The Great Lakes once had a flourishing fishery, which people little more than 100 years ago thought was inexhaustible. Wasteful practices, however, have proved the fallacy of inexhaustibility. Now the introduction of exotic species into the Great Lakes has changed the ecosystem into one that bears little resemblance to the original lakes, and supports a moderate fishery. The lesson is that for all of the vastness of the Great Lakes, things can change quickly and often unpredictably.

The Annex 2001 proposed amendment to the Great Lakes Charter of 1985 is a laudable step in the right direction. It sets strict standards for the diversion or export of Great Lakes water. By controlling the use of Great Lakes water and keeping it in the Great Lakes system, human and wildlife needs are safeguarded. This may not seem significant today, because many of us view the Great Lakes as having a virtually inexhaustible water supply.

One cause for concern, however, is the provision that would allow each governor to permit the diversion or export of small amounts of water on his or her own authority. Presently, such diversions require the unanimous vote of all governors. While individual diversions of water are usually minor for a defined drinking water, agricultural, or industrial purpose, a larger problem could be allowed by the amendment. The Western states are growing rapidly in population, and are always looking for new sources of water. The gigantic Ogallala aquifer, which supplies irrigation water to the Great Plains states, is being drawn down significantly. A few years back, California had a plan to tap water from Canada, which was finally scrapped but only after some infrastructure had already been built. Presently, we have the technology to pump Great Lakes water all of the way to the Pacific ocean if we choose to. Charters like Annex 2001 can keep this from happening, if the loopholes are closed.

The consequences of many little diversions from the Great Lakes seem small.

The analogy of a few people taking a drink from a bathtub full of water is applicable: Sipping by a few folks is not measurable by ordinary means. A few hundred folks taking a sip every day for a month drains the tub. In the last few years Lake Michigan has gone through one of its poorly understood cycles of lowered lake levels. Small craft have difficulty maneuvering into some harbors.
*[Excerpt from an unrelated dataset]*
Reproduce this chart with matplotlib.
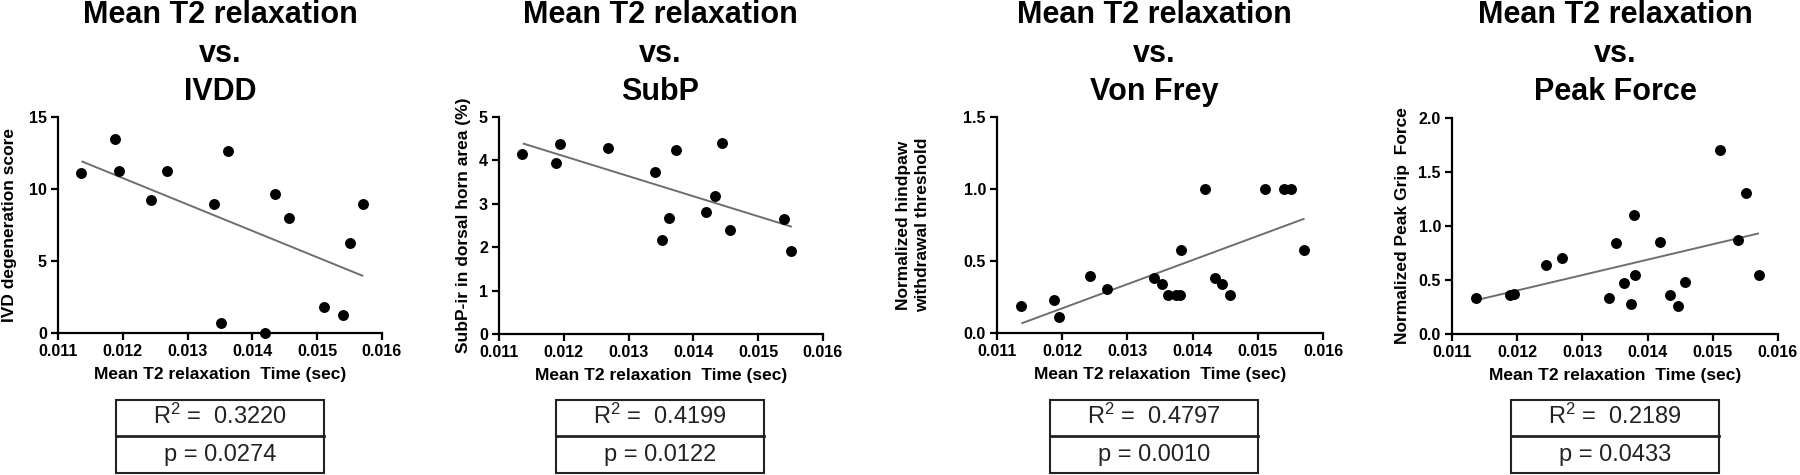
import matplotlib

matplotlib.use("Agg")
import matplotlib.pyplot as plt
from matplotlib.patches import Rectangle

plt.rcParams["font.family"] = ["Liberation Sans", "DejaVu Sans"]
plt.rcParams["mathtext.fontset"] = "custom"
plt.rcParams["mathtext.rm"] = "Liberation Sans"
plt.rcParams["mathtext.it"] = "Liberation Sans"
plt.rcParams["mathtext.default"] = "regular"

# ---- data ----
ivdd_x = [0.01136, 0.011874, 0.011941, 0.012435, 0.012682, 0.013407, 0.013629, 0.01351,
          0.01419, 0.014344, 0.014565, 0.0151, 0.015398, 0.015501, 0.015707]
ivdd_y = [11.13, 13.47, 11.25, 9.26, 11.25, 8.98, 12.64, 0.67,
          0.0, 9.63, 7.96, 1.78, 1.27, 6.23, 8.98]
ivdd_fit_x = [0.011376, 0.015697]
ivdd_fit_y = [11.90, 3.98]

subp_x = [0.01136, 0.011874, 0.011947, 0.012682, 0.013407, 0.013737, 0.013623,
          0.01351, 0.014189, 0.014333, 0.014447, 0.01456, 0.015393, 0.015506]
subp_y = [4.14, 3.94, 4.38, 4.28, 3.74, 4.24, 2.68,
          2.16, 2.82, 3.19, 4.41, 2.40, 2.64, 1.92]
subp_fit_x = [0.011381, 0.015506]
subp_fit_y = [4.385, 2.477]

vonfrey_x = [0.011374, 0.011876, 0.011953, 0.012434, 0.01268, 0.013408, 0.013526, 0.013628,
             0.013746, 0.013807, 0.013818, 0.014192, 0.014345, 0.014458, 0.014566,
             0.015109, 0.015395, 0.015508, 0.015703]
vonfrey_y = [0.19, 0.227, 0.111, 0.398, 0.303, 0.382, 0.34, 0.264,
             0.264, 0.264, 0.574, 1.0, 0.38, 0.34, 0.264,
             1.0, 1.0, 1.0, 0.574]
vonfrey_fit_x = [0.011389, 0.015703]
vonfrey_fit_y = [0.069, 0.792]

grip_x = [0.011373, 0.011885, 0.011956, 0.012447, 0.012687, 0.013408, 0.01352, 0.013638,
          0.013751, 0.013791, 0.013812, 0.014195, 0.014349, 0.014461, 0.014574,
          0.015105, 0.015392, 0.015509, 0.015709]
grip_y = [0.337, 0.365, 0.368, 0.637, 0.702, 0.334, 0.841, 0.476,
          0.281, 1.10, 0.55, 0.853, 0.365, 0.263, 0.479,
          1.70, 0.866, 1.31, 0.55]
grip_fit_x = [0.011383, 0.015693]
grip_fit_y = [0.315, 0.930]

titles = ["IVDD", "SubP", "Von Frey", "Peak Force"]
ylabels = [
    "IVD degeneration score",
    "SubP-ir in dorsal horn area (%)",
    "Normalized hindpaw\nwithdrawal threshold",
    "Normalized Peak Grip  Force",
]
ylims = [15, 5, 1.5, 2.0]
yticks = [[0, 5, 10, 15], [0, 1, 2, 3, 4, 5], [0.0, 0.5, 1.0, 1.5], [0.0, 0.5, 1.0, 1.5, 2.0]]
ytick_fmt = ["{:.0f}", "{:.0f}", "{:.1f}", "{:.1f}"]
xticks = [0.011, 0.012, 0.013, 0.014, 0.015, 0.016]
r_squared = ["0.3220", "0.4199", "0.4797", "0.2189"]
p_values = ["0.0274", "0.0122", "0.0010", "0.0433"]

panels = [
    (ivdd_x, ivdd_y, ivdd_fit_x, ivdd_fit_y),
    (subp_x, subp_y, subp_fit_x, subp_fit_y),
    (vonfrey_x, vonfrey_y, vonfrey_fit_x, vonfrey_fit_y),
    (grip_x, grip_y, grip_fit_x, grip_fit_y),
]

# layout in pixels (figure is 1800 x 475)
W, H = 1800, 475
axes_px = [(58, 382, 117, 333), (499, 823, 117, 334), (997, 1323, 117, 333), (1452, 1778, 118, 334)]
center_px = [220, 660, 1154, 1615]
ylabel_x_px = [10, 463, 913, 1402]
box_w, box_top, box_mid, box_bot = 208, 400, 436, 473

fig = plt.figure(figsize=(18, 4.75), dpi=100)

for i, (xs, ys, fx, fy) in enumerate(panels):
    left, right, top, bottom = axes_px[i]
    ax = fig.add_axes([left / W, 1 - bottom / H, (right - left) / W, (bottom - top) / H])
    ax.scatter(xs, ys, s=62, color="black", zorder=3, linewidths=0, clip_on=False)
    ax.plot(fx, fy, color="#6e6e6e", linewidth=1.4, zorder=2)
    ax.set_xlim(0.011, 0.016)
    ax.set_ylim(0, ylims[i])
    ax.set_xticks(xticks)
    ax.set_xticklabels([f"{t:.3f}" for t in xticks])
    ax.set_yticks(yticks[i])
    ax.set_yticklabels([ytick_fmt[i].format(t) for t in yticks[i]])
    for side in ("top", "right"):
        ax.spines[side].set_visible(False)
    for side in ("left", "bottom"):
        ax.spines[side].set_linewidth(1.6)
    ax.tick_params(direction="out", length=5, width=1.6, labelsize=11.5, pad=3)
    for lab in ax.get_xticklabels() + ax.get_yticklabels():
        lab.set_fontweight("bold")
    ax.set_xlabel("Mean T2 relaxation  Time (sec)", fontsize=12.5, fontweight="bold", labelpad=6)

    fig.text(ylabel_x_px[i] / W, 1 - (top + bottom) / 2 / H, ylabels[i], rotation=90,
             ha="center", va="center", fontsize=12.5, fontweight="bold", linespacing=1.3)

    cx = center_px[i] / W
    for line, base in zip(["Mean T2 relaxation", "vs.", titles[i]], [23, 62, 100]):
        fig.text(cx, 1 - base / H, line, ha="center", va="baseline", fontsize=22, fontweight="bold")

    # statistics box
    bx = center_px[i] - box_w / 2
    fig.add_artist(Rectangle((bx / W, 1 - box_bot / H), box_w / W, (box_bot - box_top) / H,
                             transform=fig.transFigure, fill=False, edgecolor="#222222", linewidth=1.5))
    fig.add_artist(plt.Line2D([bx / W, (bx + box_w) / W], [1 - box_mid / H] * 2,
                              transform=fig.transFigure, color="#222222", linewidth=2))
    fig.text(cx, 1 - (box_top + box_mid) / 2 / H + 0.004, f"R$^2$ =  {r_squared[i]}", ha="center",
             va="center", fontsize=17, color="#222222")
    fig.text(cx, 1 - (box_mid + box_bot) / 2 / H, f"p = {p_values[i]}", ha="center", va="center",
             fontsize=17, color="#222222")

fig.savefig("out.png", dpi=100)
Commercial barge transport of material and grain is hindered by lowered levels. Elevated water temperatures due to lowering water levels over inshore fish spawning areas may hinder some shallow spawning species. Lake Michigan and the other Great Lakes cannot ecologically or commercially afford the record low water levels that we are headed for in 2001. Uncontested water diversions cannot be a good bargain for the Great Lakes states, and comments to the governors and provincial ministers can help to refine the Annex 2001 provisions.